Machining Strategy + Material + Equipment = Optimal Tool Choice

• Machining strategy: Roughing favors chip clearance (2-flute); finishing demands surface quality (4-flute).

• Material properties: Soft materials suit 2-flute; hard materials require 4-flute for wear resistance.

• Equipment: Low rigidity prefers 2-flute; high rigidity and effective cooling support 4-flute cutters.

Professional Engineer Recommendations for Tool Selection

• Define machining goals (grooving, side milling, finishing) and choose flute counts accordingly.

• Match coatings and flute count to material characteristics.

• Adjust parameters to prevent tool burn or poor chip evacuation.

• Consider machine rigidity and cooling in flute choice.

• Monitor tool condition and adjust for stable production.

No absolute “better” flute count exists—optimal use depends on understanding strengths and limitations in context.

FAQ:

Can 2-flute end mills be used for steel machining?

Yes, especially on low-rigidity machines or for deep grooving, 2-flute cutters avoid chip blockage and vibration.

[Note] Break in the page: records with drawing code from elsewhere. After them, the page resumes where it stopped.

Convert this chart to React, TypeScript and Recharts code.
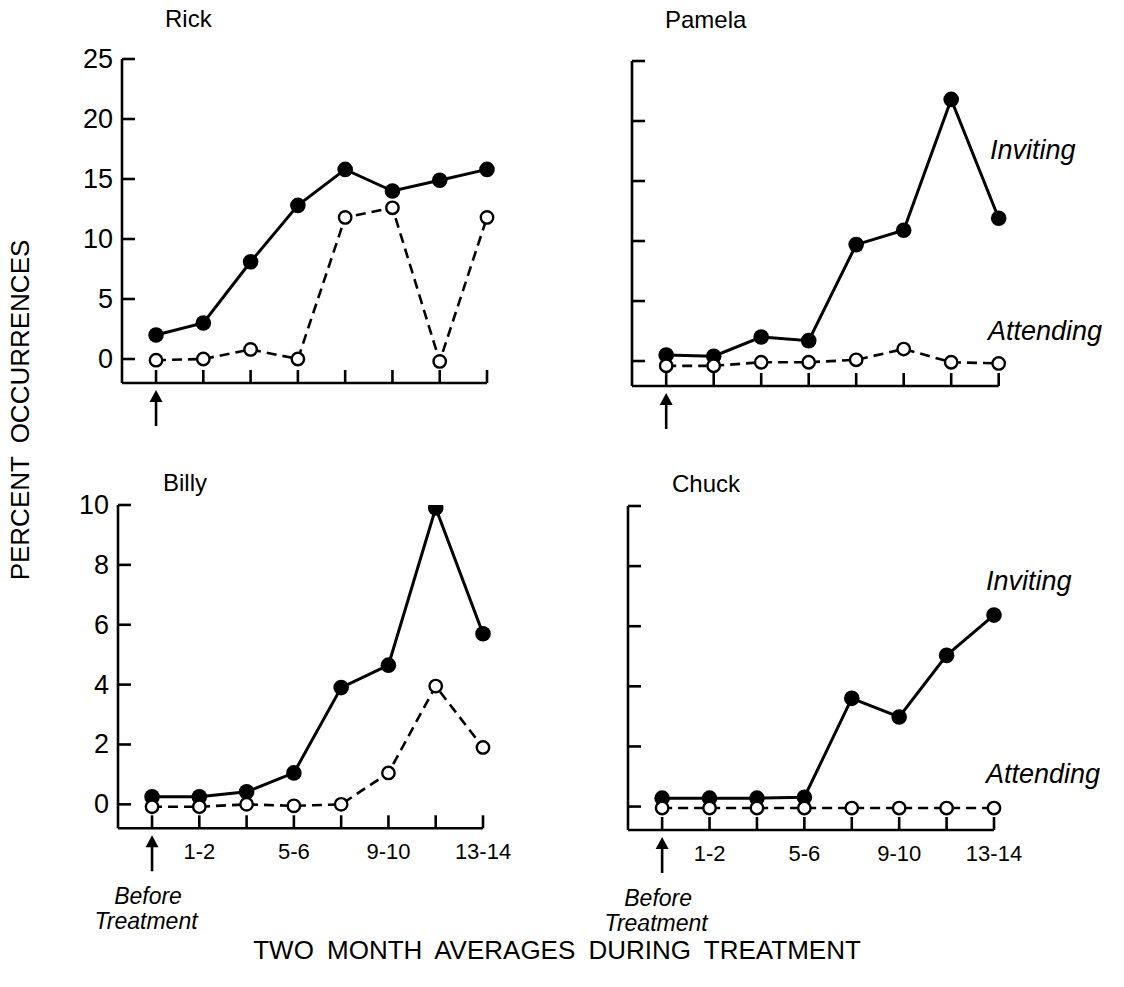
import React from 'react';
import { LineChart, Line, XAxis, YAxis } from 'recharts';

// two-month periods, index 0 = before treatment
const periods = ['Before', '1-2', '3-4', '5-6', '7-8', '9-10', '11-12', '13-14'];
const shownPeriods = ['1-2', '5-6', '9-10', '13-14'];

const rickInviting = [2.0, 3.0, 8.1, 12.8, 15.8, 14.0, 14.9, 15.8];
const rickAttending = [-0.1, 0, 0.8, 0, 11.8, 12.6, -0.2, 11.8];
const pamelaInviting = [0.5, 0.4, 2.0, 1.7, 9.7, 10.9, 21.8, 11.9];
const pamelaAttending = [-0.4, -0.4, -0.1, -0.1, 0.1, 1.0, -0.1, -0.2];
const billyInviting = [0.25, 0.25, 0.42, 1.05, 3.9, 4.65, 9.9, 5.7];
const billyAttending = [-0.08, -0.08, 0, -0.05, 0, 1.05, 3.95, 1.9];
const chuckInviting = [0.28, 0.28, 0.28, 0.31, 3.6, 2.98, 5.03, 6.37];
const chuckAttending = [-0.05, -0.05, -0.05, -0.05, -0.05, -0.05, -0.05, -0.05];

const topTicks = [0, 5, 10, 15, 20, 25];
const bottomTicks = [0, 2, 4, 6, 8, 10];

const FONT = '"Liberation Sans", Arial, sans-serif';
const Y_AXIS_W = 80;
const M_TOP = 20;
const X_AXIS_H = 130;
const M_RIGHT = 50;

const YTick = (props: any) => {
  const { x, y, payload, showLabel } = props;
  return (
    <g>
      <line x1={x} y1={y} x2={x + 13} y2={y} stroke="#000" strokeWidth={2.6} />
      {showLabel && (
        <text x={x - 9} y={y} textAnchor="end" dominantBaseline="central" fontSize={27} fill="#000">
          {payload.value}
        </text>
      )}
    </g>
  );
};

const XTick = (props: any) => {
  const { x, y, payload, showLabel } = props;
  const period = periods[payload.value];
  const labelIt = showLabel && shownPeriods.includes(period);
  const first = payload.value === 0;
  return (
    <g>
      <line x1={x} y1={y} x2={x} y2={y - 13} stroke="#000" strokeWidth={2.6} />
      {labelIt && (
        <text x={x} y={y + 23} textAnchor="middle" dominantBaseline="central" fontSize={22} fill="#000">
          {period}
        </text>
      )}
      {first && (
        <g>
          <line x1={x} y1={y + 16} x2={x} y2={y + 43} stroke="#000" strokeWidth={2.6} />
          <path d={`M ${x - 6.5} ${y + 19} L ${x} ${y + 7} L ${x + 6.5} ${y + 19} Z`} fill="#000" />
        </g>
      )}
      {first && showLabel && (
        <text textAnchor="middle" fontSize={23} fontStyle="italic" fill="#000">
          <tspan x={x - 4} y={y + 76}>Before</tspan>
          <tspan x={x - 6} y={y + 101}>Treatment</tspan>
        </text>
      )}
    </g>
  );
};

interface PanelProps {
  inviting: number[];
  attending: number[];
  ticks: number[];
  yMin: number;
  left: number;
  right: number;
  top: number;
  bottom: number;
  showYLabels: boolean;
  showXLabels: boolean;
}

const Panel = ({ inviting, attending, ticks, yMin, left, right, top, bottom, showYLabels, showXLabels }: PanelProps) => {
  const data = periods.map((p, i) => ({ idx: i, period: p, inviting: inviting[i], attending: attending[i] }));
  const width = Y_AXIS_W + (right - left) + M_RIGHT;
  const height = M_TOP + (bottom - top) + X_AXIS_H;
  return (
    <div style={{ position: 'absolute', left: left - Y_AXIS_W, top: top - M_TOP }}>
      <LineChart width={width} height={height} data={data} margin={{ top: M_TOP, right: M_RIGHT, bottom: 0, left: 0 }}>
        <XAxis
          dataKey="idx"
          type="number"
          domain={[-0.72, 7]}
          ticks={periods.map((_, i) => i)}
          interval={0}
          height={X_AXIS_H}
          axisLine={{ stroke: '#000', strokeWidth: 2.6 }}
          tickLine={false}
          tickSize={0}
          tickMargin={0}
          tick={(p: any) => <XTick {...p} showLabel={showXLabels} />}
        />
        <YAxis
          type="number"
          domain={[yMin, ticks[ticks.length - 1]]}
          ticks={ticks}
          interval={0}
          allowDataOverflow
          width={Y_AXIS_W}
          axisLine={{ stroke: '#000', strokeWidth: 2.6 }}
          tickLine={false}
          tickSize={0}
          tickMargin={0}
          tick={(p: any) => <YTick {...p} showLabel={showYLabels} />}
        />
        <Line
          dataKey="inviting"
          stroke="#000"
          strokeWidth={3}
          isAnimationActive={false}
          dot={(p: any) => <circle key={`i-${p.index}`} cx={p.cx} cy={p.cy} r={7.8} fill="#000" stroke="none" />}
        />
        <Line
          dataKey="attending"
          stroke="#000"
          strokeWidth={2.6}
          strokeDasharray="10 6"
          isAnimationActive={false}
          dot={(p: any) => (
            <circle key={`a-${p.index}`} cx={p.cx} cy={p.cy} r={6.2} fill="#fff" stroke="#000" strokeWidth={2.4} />
          )}
        />
      </LineChart>
    </div>
  );
};

const Label = ({ x, y, text, size, italic }: any) => (
  <div
    style={{
      position: 'absolute',
      left: x,
      top: y,
      transform: 'translate(0, -50%)',
      fontSize: size,
      fontStyle: italic ? 'italic' : 'normal',
      lineHeight: 1,
      whiteSpace: 'nowrap',
      color: '#000',
    }}
  >
    {text}
  </div>
);

export default function App() {
  return (
    <div
      style={{
        position: 'absolute',
        left: 0,
        top: 0,
        width: 1124,
        height: 987,
        background: '#fff',
        fontFamily: FONT,
        overflow: 'hidden',
      }}
    >
      <Panel inviting={rickInviting} attending={rickAttending} ticks={topTicks} yMin={-2}
        left={121.7} right={486.7} top={59.3} bottom={383.3} showYLabels showXLabels={false} />
      <Panel inviting={pamelaInviting} attending={pamelaAttending} ticks={topTicks} yMin={-2.08}
        left={632.3} right={999} top={60.7} bottom={385.7} showYLabels={false} showXLabels={false} />
      <Panel inviting={billyInviting} attending={billyAttending} ticks={bottomTicks} yMin={-0.8}
        left={118.3} right={483.3} top={505} bottom={828.3} showYLabels showXLabels />
      <Panel inviting={chuckInviting} attending={chuckAttending} ticks={bottomTicks} yMin={-0.78}
        left={628.3} right={994.3} top={506} bottom={830} showYLabels={false} showXLabels />

      <Label x={165} y={19} text="Rick" size={24} />
      <Label x={665} y={20} text="Pamela" size={24} />
      <Label x={163} y={483} text="Billy" size={24} />
      <Label x={672} y={484} text="Chuck" size={24} />

      <Label x={990} y={150} text="Inviting" size={27} italic />
      <Label x={988} y={331} text="Attending" size={27} italic />
      <Label x={986} y={581} text="Inviting" size={27} italic />
      <Label x={986} y={774} text="Attending" size={27} italic />

      <div
        style={{
          position: 'absolute',
          left: 20,
          top: 410,
          transform: 'translate(-50%, -50%) rotate(-90deg)',
          fontSize: 26,
          lineHeight: 1,
          whiteSpace: 'nowrap',
          wordSpacing: 6,
        }}
      >
        PERCENT OCCURRENCES
      </div>
      <div
        style={{
          position: 'absolute',
          left: 557,
          top: 950,
          transform: 'translate(-50%, -50%)',
          fontSize: 26,
          lineHeight: 1,
          whiteSpace: 'nowrap',
          wordSpacing: 6,
        }}
      >
        TWO MONTH AVERAGES DURING TREATMENT
      </div>
    </div>
  );
}
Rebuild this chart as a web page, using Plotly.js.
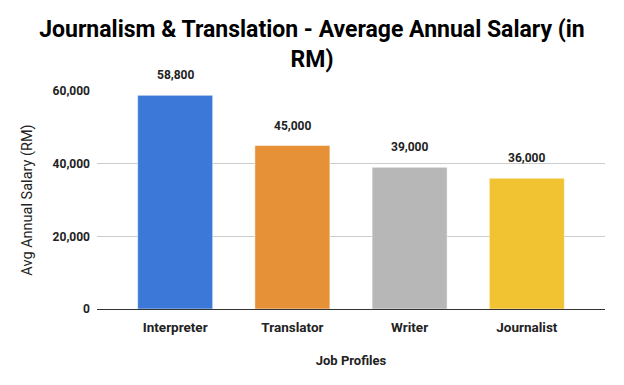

For high-precision steel finishing, 4-flute cutters perform better due to stability and wear resistance.

Can 4-flute end mills be used for slotting?

4-flute cutters have less chip clearance, making them prone to chip build-up in deep grooving. Generally, 2-flute cutters are preferred for slotting. However, for shallow or wide grooves, 4-flute cutters may be suitable.

Is there a 3-flute end mill as a compromise?

Yes, 3-flute end mills balance chip clearance and surface finish, often used in semi-finishing of non-ferrous metals and mild steels.

How many flutes are recommended for high-speed machining?

Multi-flute cutters (4+) are generally better for high-speed machining due to load distribution and surface finish. For materials prone to chip clogging or on low-rigidity machines, 2-flute cutters may be preferable.